I woke up to the clang of the phone ringing. Eyes closed, I fumbled on the nightstand, looking for the receiver.

"What time is it?" I grumbled, my voice muffled by the pillow.

"I don't know. Are you up?" My mother. One of two people audacious enough to call me at that hour.

"I am, now."

"Look, when you get up - well, when you get out of bed - and you go to check your email... I just want to tell you I'm sorry. Mo, are you listening? You need to be prepared when you see it."

"Prepared for what? When I see what?"

"George sent you an email this morning, Mouth. He wants a divorce. I'm so sorry."

"What? How do you know that?" I asked, eyes opening painfully against the morning light.

"He sent a copy to your father and I."

"Why would he do that?" I frowned.

"I don't know, Mo. Call me if you need anything."

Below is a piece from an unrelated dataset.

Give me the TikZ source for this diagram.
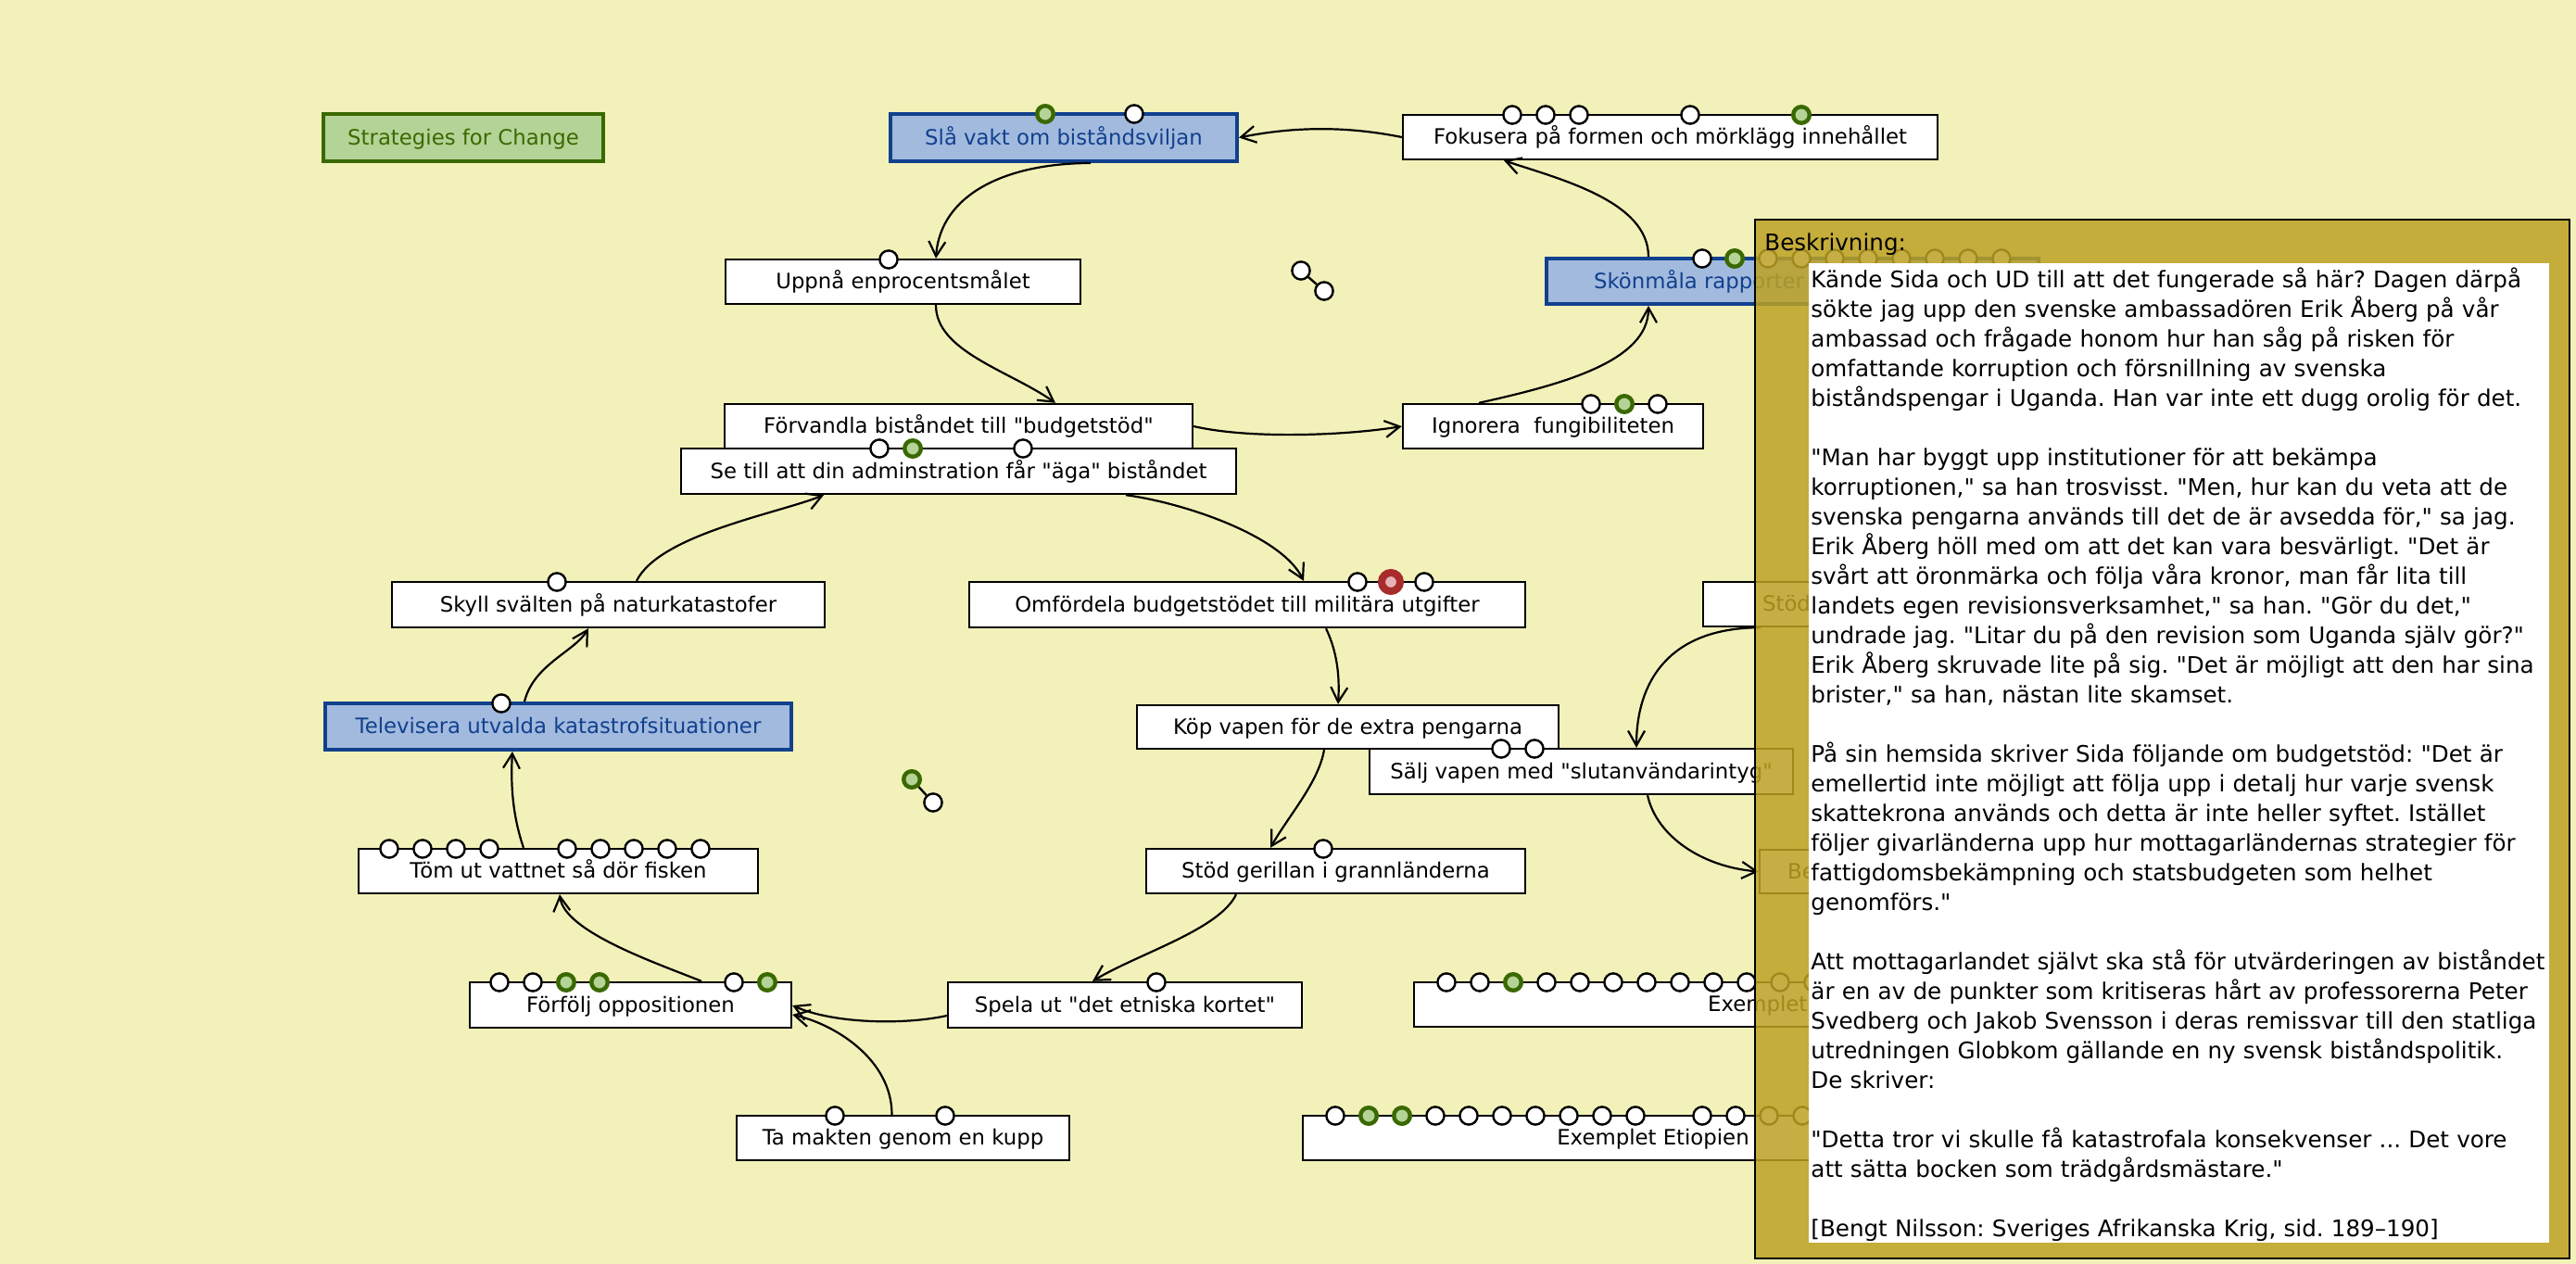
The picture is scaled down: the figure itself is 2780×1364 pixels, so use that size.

I laid in bed for about an hour, thinking about why we'd decided it was best that I leave Bahrain, why I'd come home, and why he'd ask for a divorce two days after I'd had a third heart-breaking miscarriage. Then I thought about money - or the lack of it. It was the end of the month. There was $500 in my checking account, and I didn't have a job. My mortgage was due in less than ten days. I heard his voice in my head, a conversation from three days before.

"I think you should wait to get a job. Get your classes started, figure out how much time and energy you'll have after you're established in your coursework. Then, if you still want a job, get something part-time, on the weekends."

At the time, it had seemed like he only wanted me to be successful. Had he planned it? We'd argued the next afternoon when I came home from the hospital. He perfunctorily asked if I was alright, and moments later laid into me. It hadn't occured to me at the time that the argument meant the end of us.

"It's them or me, Mouth. You canbe faithful to your husband, the man you pledged to love, honor, and obey, or you can keep hanging out with your friends. Them or me, Mouth. Which is it?"

I hadn't answered him. All I'd said was that I wasn't going to let a man dictate to me who I could or could not spend my time with, husband or no. I didn't think it was fair for me to have to give up my support group, people I'd known for years, because of his insecurity. He thought surely a woman couldn't be surrounded by men all the time and not give in to temptation. I'm made of stronger stuff than that. The argument didn't end well, but I didn't think he'd leave me. Not so soon after the baby. Not two days before Christmas.

I called him. The phone seemed to ring forever on the other end. Finally, he picked up.

"Are you sure?" was all I said.

"I'm sure."

"What do you expect me to do about the mortgage payment? It's going to take me a little while to get a job."

"Gee, Mouth, I don't know. Since those friends of yours are so great, why don't you ask them for it?" The line went dead.

... a few months later...

"I miss you, Mo, and I love you. I think I made a mistake."

"Is that an appolagy?"

"No, I still don't think I was wrong, I just don't want to be without you."

"Then we're no better off than we were in December, George. I tell you what: I'll give you a year. One year to the day after you told me you wanted a divorce. One year to figure out what you want, and to get it right. After that..."

I didn't finish the sentence. It didn't seem necessary.

... today.

A year ago, today, I obligated myself to waiting for a man who didn't want me. A man who didn't love me because I wouldn't obey. A man who made our private life public to my family and friends.

Today I got my freedom.

It's a strange feeling. Strange, but welcome.

"Free at last, free at last,
Thank God Almighty, I'm free at last!
The very time I thought I was lost!
Thank God Almighty, I'm free at last!
My dungeon shook and my chains fell off!
Thank God Almighty, I'm free at last!
This is religeon, I do know!
Thank God Almighty, I'm free at last!
For I never felt such love before!
Thank God Almighty, I'm free at last!"